### Task to carry out:
With the pictures left out, copy the listing below exactly.

### Records:
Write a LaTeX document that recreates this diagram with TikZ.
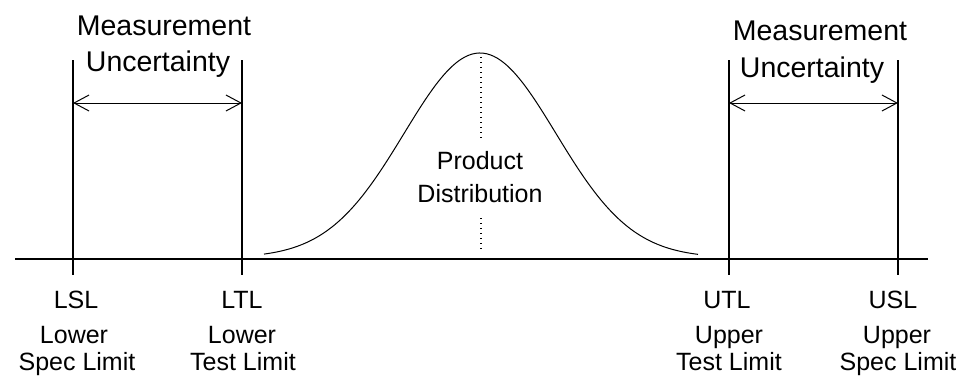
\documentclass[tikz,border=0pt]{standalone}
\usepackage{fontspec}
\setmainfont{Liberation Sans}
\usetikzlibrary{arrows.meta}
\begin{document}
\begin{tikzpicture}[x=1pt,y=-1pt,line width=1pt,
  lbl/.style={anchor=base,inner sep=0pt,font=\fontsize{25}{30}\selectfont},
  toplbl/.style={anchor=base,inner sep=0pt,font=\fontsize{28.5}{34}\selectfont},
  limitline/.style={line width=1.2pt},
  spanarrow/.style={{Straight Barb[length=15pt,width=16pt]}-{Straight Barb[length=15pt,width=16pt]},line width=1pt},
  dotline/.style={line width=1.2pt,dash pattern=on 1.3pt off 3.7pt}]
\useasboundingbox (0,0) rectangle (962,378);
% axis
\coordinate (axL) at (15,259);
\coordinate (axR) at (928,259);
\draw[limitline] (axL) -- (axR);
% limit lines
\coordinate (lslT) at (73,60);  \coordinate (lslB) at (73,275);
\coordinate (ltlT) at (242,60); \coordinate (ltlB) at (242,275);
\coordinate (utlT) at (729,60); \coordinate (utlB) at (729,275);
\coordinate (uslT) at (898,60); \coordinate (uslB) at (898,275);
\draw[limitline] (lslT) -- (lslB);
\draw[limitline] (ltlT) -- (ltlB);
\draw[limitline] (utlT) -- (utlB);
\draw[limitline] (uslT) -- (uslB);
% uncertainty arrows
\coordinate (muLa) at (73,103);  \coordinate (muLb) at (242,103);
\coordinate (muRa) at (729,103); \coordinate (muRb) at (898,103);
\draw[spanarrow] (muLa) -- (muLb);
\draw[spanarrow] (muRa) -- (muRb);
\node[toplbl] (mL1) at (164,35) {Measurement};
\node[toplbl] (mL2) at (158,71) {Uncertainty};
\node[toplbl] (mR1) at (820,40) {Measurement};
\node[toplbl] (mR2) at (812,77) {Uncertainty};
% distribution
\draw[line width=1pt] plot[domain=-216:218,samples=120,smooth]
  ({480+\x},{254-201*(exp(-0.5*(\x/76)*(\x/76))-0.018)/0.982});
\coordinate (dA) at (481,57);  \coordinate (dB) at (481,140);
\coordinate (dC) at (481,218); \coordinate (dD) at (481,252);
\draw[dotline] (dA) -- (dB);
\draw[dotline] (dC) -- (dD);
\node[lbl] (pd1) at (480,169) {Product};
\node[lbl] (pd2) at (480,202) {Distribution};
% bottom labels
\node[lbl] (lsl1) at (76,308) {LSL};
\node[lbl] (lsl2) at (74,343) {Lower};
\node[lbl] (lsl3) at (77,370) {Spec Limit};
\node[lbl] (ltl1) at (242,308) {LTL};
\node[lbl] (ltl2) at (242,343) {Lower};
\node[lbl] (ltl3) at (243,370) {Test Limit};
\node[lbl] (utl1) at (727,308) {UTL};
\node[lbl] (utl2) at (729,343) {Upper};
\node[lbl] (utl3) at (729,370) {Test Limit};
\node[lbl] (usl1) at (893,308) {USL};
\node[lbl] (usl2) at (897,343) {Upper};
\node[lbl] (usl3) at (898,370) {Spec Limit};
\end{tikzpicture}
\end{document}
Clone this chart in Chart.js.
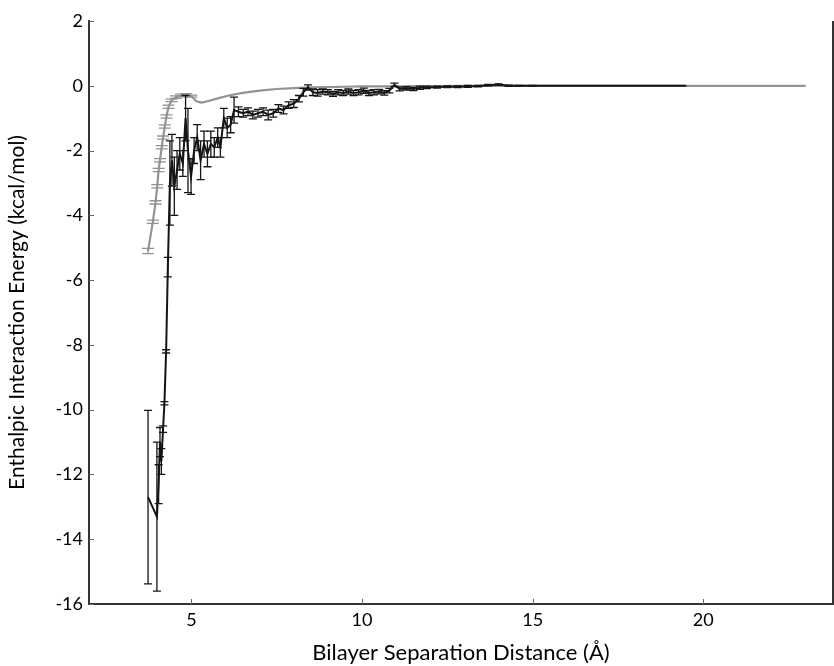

### Complete answer:
Write a LaTeX document that recreates this diagram with TikZ.
\documentclass[tikz,border=0pt]{standalone}
\usepackage{fontspec}
\setmainfont{Liberation Sans}
\usetikzlibrary{arrows.meta}
\begin{document}
\begin{tikzpicture}[x=1pt,y=-1pt,line width=1pt,
  lbl/.style={anchor=base,inner sep=0pt,font=\fontsize{25}{30}\selectfont},
  toplbl/.style={anchor=base,inner sep=0pt,font=\fontsize{28.5}{34}\selectfont},
  limitline/.style={line width=1.2pt},
  spanarrow/.style={{Straight Barb[length=15pt,width=16pt]}-{Straight Barb[length=15pt,width=16pt]},line width=1pt},
  dotline/.style={line width=1.2pt,dash pattern=on 1.3pt off 3.7pt}]
\useasboundingbox (0,0) rectangle (962,378);
% axis
\coordinate (axL) at (15,259);
\coordinate (axR) at (928,259);
\draw[limitline] (axL) -- (axR);
% limit lines
\coordinate (lslT) at (73,60);  \coordinate (lslB) at (73,275);
\coordinate (ltlT) at (242,60); \coordinate (ltlB) at (242,275);
\coordinate (utlT) at (729,60); \coordinate (utlB) at (729,275);
\coordinate (uslT) at (898,60); \coordinate (uslB) at (898,275);
\draw[limitline] (lslT) -- (lslB);
\draw[limitline] (ltlT) -- (ltlB);
\draw[limitline] (utlT) -- (utlB);
\draw[limitline] (uslT) -- (uslB);
% uncertainty arrows
\coordinate (muLa) at (73,103);  \coordinate (muLb) at (242,103);
\coordinate (muRa) at (729,103); \coordinate (muRb) at (898,103);
\draw[spanarrow] (muLa) -- (muLb);
\draw[spanarrow] (muRa) -- (muRb);
\node[toplbl] (mL1) at (164,35) {Measurement};
\node[toplbl] (mL2) at (158,71) {Uncertainty};
\node[toplbl] (mR1) at (820,40) {Measurement};
\node[toplbl] (mR2) at (812,77) {Uncertainty};
% distribution
\draw[line width=1pt] plot[domain=-216:218,samples=120,smooth]
  ({480+\x},{254-201*(exp(-0.5*(\x/76)*(\x/76))-0.018)/0.982});
\coordinate (dA) at (481,57);  \coordinate (dB) at (481,140);
\coordinate (dC) at (481,218); \coordinate (dD) at (481,252);
\draw[dotline] (dA) -- (dB);
\draw[dotline] (dC) -- (dD);
\node[lbl] (pd1) at (480,169) {Product};
\node[lbl] (pd2) at (480,202) {Distribution};
% bottom labels
\node[lbl] (lsl1) at (76,308) {LSL};
\node[lbl] (lsl2) at (74,343) {Lower};
\node[lbl] (lsl3) at (77,370) {Spec Limit};
\node[lbl] (ltl1) at (242,308) {LTL};
\node[lbl] (ltl2) at (242,343) {Lower};
\node[lbl] (ltl3) at (243,370) {Test Limit};
\node[lbl] (utl1) at (727,308) {UTL};
\node[lbl] (utl2) at (729,343) {Upper};
\node[lbl] (utl3) at (729,370) {Test Limit};
\node[lbl] (usl1) at (893,308) {USL};
\node[lbl] (usl2) at (897,343) {Upper};
\node[lbl] (usl3) at (898,370) {Spec Limit};
\end{tikzpicture}
\end{document}
Clone this chart in Chart.js.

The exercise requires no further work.